-- begin --
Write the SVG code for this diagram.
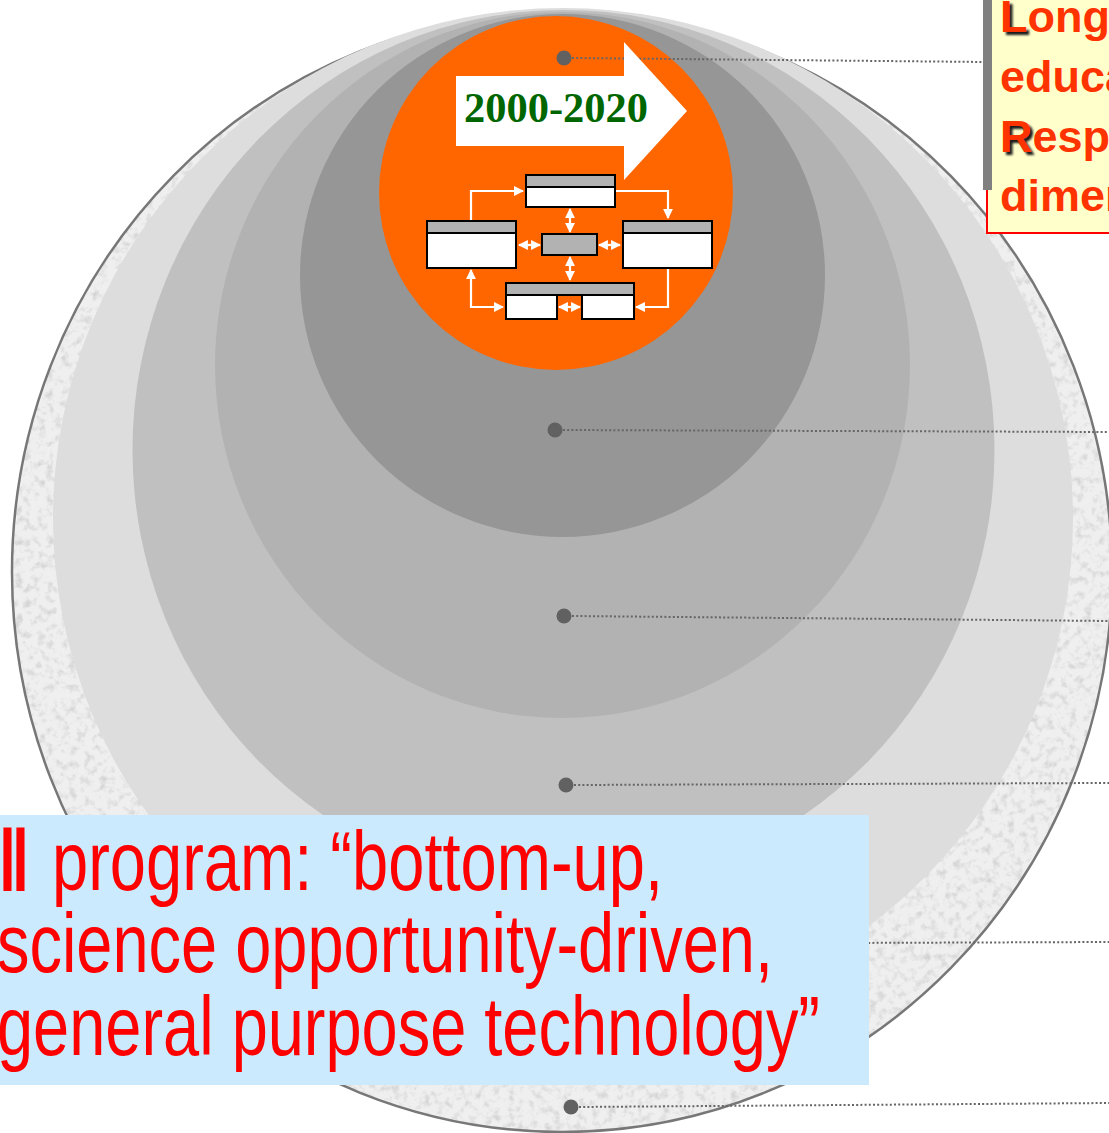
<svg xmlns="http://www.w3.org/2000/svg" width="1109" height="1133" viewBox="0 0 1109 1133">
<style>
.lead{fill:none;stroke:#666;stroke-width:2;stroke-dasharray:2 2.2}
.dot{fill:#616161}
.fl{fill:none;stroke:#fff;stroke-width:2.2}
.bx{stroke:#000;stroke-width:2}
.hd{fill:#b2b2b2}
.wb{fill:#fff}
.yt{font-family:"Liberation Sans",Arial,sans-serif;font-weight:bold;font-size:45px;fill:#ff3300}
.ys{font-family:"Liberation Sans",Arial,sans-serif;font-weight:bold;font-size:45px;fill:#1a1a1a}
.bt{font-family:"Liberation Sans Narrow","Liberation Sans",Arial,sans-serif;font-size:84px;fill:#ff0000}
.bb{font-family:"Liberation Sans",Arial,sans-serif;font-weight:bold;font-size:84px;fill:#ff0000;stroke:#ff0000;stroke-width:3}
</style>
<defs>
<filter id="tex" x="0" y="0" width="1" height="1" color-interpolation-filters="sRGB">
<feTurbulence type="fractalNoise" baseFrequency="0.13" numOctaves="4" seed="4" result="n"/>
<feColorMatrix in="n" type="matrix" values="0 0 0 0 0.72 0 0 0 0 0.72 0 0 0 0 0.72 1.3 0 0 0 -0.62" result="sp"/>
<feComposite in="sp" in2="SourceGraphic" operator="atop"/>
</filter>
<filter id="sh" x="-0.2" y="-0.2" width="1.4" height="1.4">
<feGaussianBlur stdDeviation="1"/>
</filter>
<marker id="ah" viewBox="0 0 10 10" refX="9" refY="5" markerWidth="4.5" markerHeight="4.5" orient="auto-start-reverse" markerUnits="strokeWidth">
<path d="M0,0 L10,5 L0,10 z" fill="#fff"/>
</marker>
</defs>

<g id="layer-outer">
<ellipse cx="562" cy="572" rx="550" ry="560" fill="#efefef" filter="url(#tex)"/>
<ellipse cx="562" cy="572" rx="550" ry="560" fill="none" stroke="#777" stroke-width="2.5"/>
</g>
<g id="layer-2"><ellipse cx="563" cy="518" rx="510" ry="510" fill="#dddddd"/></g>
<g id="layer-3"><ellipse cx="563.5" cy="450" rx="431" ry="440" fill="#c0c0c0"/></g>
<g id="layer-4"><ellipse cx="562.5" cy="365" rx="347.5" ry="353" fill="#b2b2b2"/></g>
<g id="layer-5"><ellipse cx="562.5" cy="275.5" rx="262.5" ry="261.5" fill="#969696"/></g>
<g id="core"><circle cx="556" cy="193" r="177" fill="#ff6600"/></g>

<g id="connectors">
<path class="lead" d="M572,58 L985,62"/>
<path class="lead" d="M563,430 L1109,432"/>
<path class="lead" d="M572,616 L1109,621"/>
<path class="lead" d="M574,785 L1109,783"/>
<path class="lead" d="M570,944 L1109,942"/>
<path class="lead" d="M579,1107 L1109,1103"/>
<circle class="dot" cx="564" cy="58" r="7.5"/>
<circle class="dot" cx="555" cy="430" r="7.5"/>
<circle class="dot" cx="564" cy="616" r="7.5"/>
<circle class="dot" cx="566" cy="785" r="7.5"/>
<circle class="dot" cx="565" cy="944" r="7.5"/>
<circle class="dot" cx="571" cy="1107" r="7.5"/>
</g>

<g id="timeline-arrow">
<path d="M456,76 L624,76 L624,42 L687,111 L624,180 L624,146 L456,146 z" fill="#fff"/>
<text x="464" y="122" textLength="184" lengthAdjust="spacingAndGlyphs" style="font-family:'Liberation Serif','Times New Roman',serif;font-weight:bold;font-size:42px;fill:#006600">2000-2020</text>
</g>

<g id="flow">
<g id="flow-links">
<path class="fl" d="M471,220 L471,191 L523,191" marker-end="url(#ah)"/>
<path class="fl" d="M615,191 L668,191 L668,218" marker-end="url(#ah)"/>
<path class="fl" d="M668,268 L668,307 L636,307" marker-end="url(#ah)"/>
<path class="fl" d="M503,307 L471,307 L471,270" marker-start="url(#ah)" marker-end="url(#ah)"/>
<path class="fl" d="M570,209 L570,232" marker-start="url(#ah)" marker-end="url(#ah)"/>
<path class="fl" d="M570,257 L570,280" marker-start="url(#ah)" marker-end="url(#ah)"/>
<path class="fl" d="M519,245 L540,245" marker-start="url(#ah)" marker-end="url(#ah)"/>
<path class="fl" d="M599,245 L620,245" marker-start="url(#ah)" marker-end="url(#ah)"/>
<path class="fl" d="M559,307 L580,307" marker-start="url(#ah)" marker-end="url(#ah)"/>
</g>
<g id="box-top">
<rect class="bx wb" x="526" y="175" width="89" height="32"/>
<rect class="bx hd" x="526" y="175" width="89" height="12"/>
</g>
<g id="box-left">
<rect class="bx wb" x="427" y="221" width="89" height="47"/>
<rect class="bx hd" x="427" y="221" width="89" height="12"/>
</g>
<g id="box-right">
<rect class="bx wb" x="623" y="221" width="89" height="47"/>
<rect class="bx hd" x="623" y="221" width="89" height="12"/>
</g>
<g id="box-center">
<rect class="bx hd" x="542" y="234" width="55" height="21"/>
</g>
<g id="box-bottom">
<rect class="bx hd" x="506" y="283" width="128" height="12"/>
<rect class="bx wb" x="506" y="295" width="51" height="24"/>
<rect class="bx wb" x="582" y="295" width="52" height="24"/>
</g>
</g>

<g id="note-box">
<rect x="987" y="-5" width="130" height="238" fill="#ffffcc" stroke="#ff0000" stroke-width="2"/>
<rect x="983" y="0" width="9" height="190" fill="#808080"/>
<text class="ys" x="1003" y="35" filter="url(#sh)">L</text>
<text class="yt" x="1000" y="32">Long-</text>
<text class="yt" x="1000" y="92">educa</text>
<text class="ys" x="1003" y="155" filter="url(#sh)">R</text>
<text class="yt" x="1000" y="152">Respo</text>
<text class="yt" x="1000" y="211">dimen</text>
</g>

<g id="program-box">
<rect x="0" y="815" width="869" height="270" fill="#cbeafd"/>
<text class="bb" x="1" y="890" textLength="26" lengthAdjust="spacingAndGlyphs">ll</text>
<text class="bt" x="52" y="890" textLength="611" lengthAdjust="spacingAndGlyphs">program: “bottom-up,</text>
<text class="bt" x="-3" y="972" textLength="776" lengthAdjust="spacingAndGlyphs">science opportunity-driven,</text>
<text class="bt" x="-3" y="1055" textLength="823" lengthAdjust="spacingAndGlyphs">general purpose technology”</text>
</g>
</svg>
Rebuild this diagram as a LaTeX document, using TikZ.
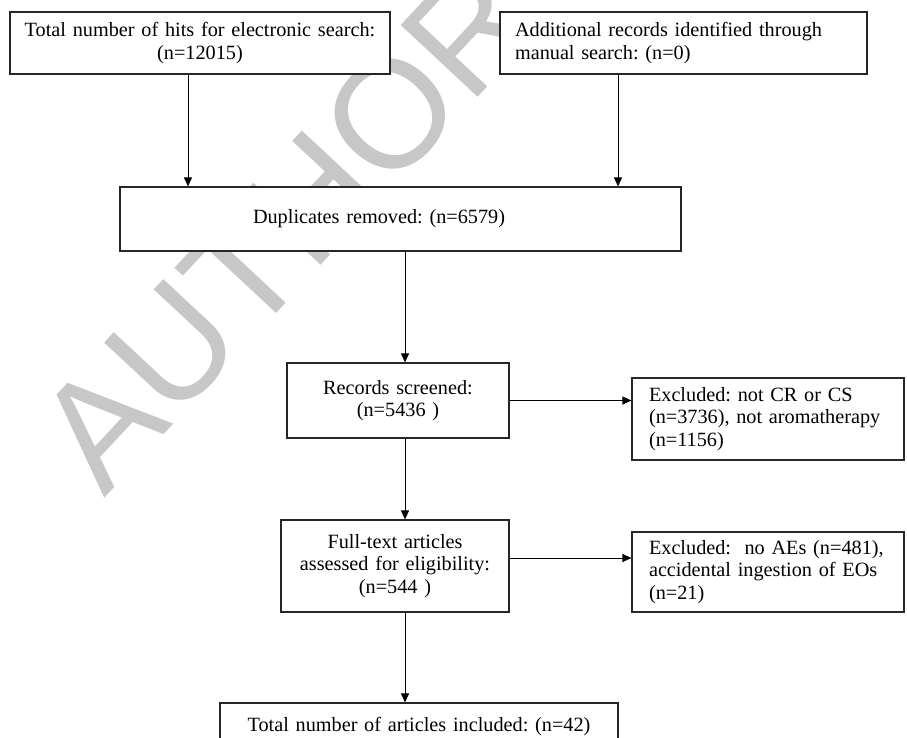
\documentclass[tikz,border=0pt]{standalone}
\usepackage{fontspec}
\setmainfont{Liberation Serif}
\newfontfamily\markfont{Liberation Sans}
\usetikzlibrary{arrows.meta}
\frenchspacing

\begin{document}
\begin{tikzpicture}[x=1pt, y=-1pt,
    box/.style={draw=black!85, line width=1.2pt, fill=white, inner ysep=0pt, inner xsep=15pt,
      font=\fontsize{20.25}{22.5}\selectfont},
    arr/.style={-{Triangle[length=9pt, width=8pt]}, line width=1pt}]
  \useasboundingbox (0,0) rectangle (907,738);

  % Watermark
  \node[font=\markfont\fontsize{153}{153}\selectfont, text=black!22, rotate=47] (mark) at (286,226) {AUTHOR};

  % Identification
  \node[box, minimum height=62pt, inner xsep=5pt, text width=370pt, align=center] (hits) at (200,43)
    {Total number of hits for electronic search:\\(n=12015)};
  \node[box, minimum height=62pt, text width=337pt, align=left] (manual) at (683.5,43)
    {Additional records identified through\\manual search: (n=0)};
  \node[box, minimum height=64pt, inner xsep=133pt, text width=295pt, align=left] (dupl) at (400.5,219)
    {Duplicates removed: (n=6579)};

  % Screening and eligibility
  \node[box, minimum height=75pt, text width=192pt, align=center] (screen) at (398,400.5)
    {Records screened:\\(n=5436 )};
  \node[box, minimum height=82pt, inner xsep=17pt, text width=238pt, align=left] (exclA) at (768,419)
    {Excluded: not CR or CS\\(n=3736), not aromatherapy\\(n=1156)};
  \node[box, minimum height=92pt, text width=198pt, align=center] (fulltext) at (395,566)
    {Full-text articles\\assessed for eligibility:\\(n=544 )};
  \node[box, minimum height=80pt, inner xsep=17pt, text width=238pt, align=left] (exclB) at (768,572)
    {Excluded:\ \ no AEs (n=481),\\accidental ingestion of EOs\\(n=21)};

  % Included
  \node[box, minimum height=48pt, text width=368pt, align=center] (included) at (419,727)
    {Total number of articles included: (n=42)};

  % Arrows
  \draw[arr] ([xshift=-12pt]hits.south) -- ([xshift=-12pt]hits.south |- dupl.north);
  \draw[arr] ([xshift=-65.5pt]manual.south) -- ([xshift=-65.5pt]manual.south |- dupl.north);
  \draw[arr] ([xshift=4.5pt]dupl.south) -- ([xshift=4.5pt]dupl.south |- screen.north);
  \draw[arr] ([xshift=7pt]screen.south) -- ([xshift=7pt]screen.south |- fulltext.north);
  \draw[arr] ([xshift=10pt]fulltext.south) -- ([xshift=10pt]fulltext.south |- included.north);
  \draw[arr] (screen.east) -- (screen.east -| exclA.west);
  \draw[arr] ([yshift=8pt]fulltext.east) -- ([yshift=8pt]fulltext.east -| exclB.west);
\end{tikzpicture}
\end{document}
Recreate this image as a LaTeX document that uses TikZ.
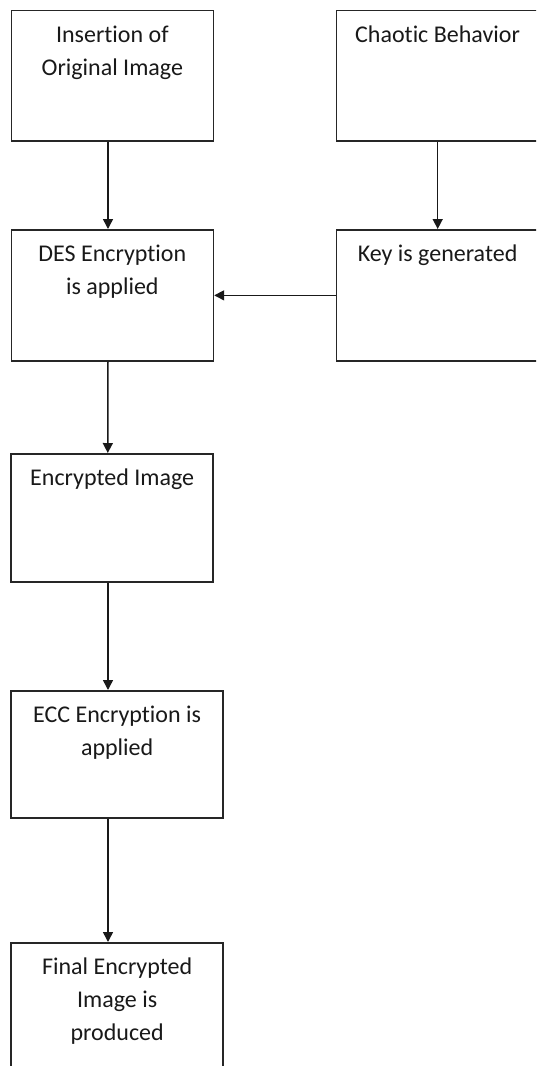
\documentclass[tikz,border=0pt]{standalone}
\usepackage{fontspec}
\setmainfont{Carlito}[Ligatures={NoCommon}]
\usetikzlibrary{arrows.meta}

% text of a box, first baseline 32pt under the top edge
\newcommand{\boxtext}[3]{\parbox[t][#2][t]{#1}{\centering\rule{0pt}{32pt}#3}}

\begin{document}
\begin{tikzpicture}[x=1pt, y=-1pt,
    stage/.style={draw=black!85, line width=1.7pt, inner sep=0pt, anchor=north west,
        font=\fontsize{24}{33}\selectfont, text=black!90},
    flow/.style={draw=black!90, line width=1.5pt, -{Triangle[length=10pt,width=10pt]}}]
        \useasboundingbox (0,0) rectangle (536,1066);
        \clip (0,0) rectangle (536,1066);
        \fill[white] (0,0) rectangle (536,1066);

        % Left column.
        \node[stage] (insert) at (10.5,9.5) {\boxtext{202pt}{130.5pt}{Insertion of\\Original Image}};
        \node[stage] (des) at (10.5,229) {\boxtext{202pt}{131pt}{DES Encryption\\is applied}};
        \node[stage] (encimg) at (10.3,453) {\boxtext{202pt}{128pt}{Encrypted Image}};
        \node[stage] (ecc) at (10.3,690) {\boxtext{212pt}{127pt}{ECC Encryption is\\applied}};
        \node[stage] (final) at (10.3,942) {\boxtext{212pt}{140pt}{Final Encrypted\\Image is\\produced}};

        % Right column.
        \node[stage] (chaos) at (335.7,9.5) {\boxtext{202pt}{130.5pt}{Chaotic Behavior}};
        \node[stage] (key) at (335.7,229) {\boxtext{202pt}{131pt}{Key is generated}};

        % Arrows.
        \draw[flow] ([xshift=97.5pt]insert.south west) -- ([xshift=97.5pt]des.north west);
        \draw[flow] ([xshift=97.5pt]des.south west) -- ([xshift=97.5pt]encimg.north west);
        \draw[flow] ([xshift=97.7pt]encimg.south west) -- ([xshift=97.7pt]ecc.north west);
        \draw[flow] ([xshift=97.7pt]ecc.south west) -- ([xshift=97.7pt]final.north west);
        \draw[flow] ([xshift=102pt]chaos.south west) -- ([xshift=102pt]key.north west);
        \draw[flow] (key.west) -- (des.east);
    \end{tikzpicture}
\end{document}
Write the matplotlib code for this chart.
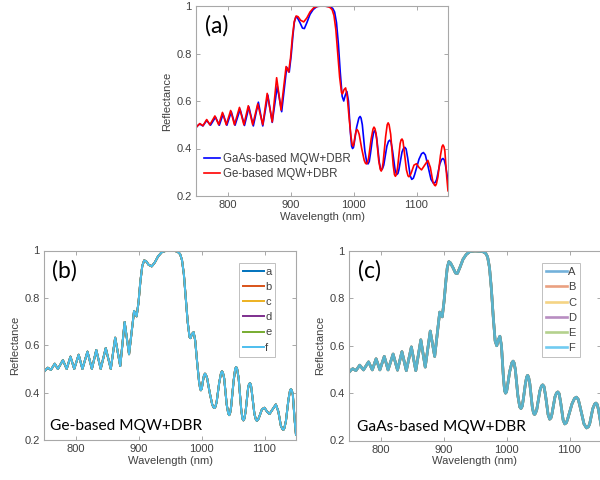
-- end --
*Brief*: Out of the material above, select every line that holds the string "code".

*Response to the task*:
Write the SVG code for this diagram.
Write the matplotlib code for this chart.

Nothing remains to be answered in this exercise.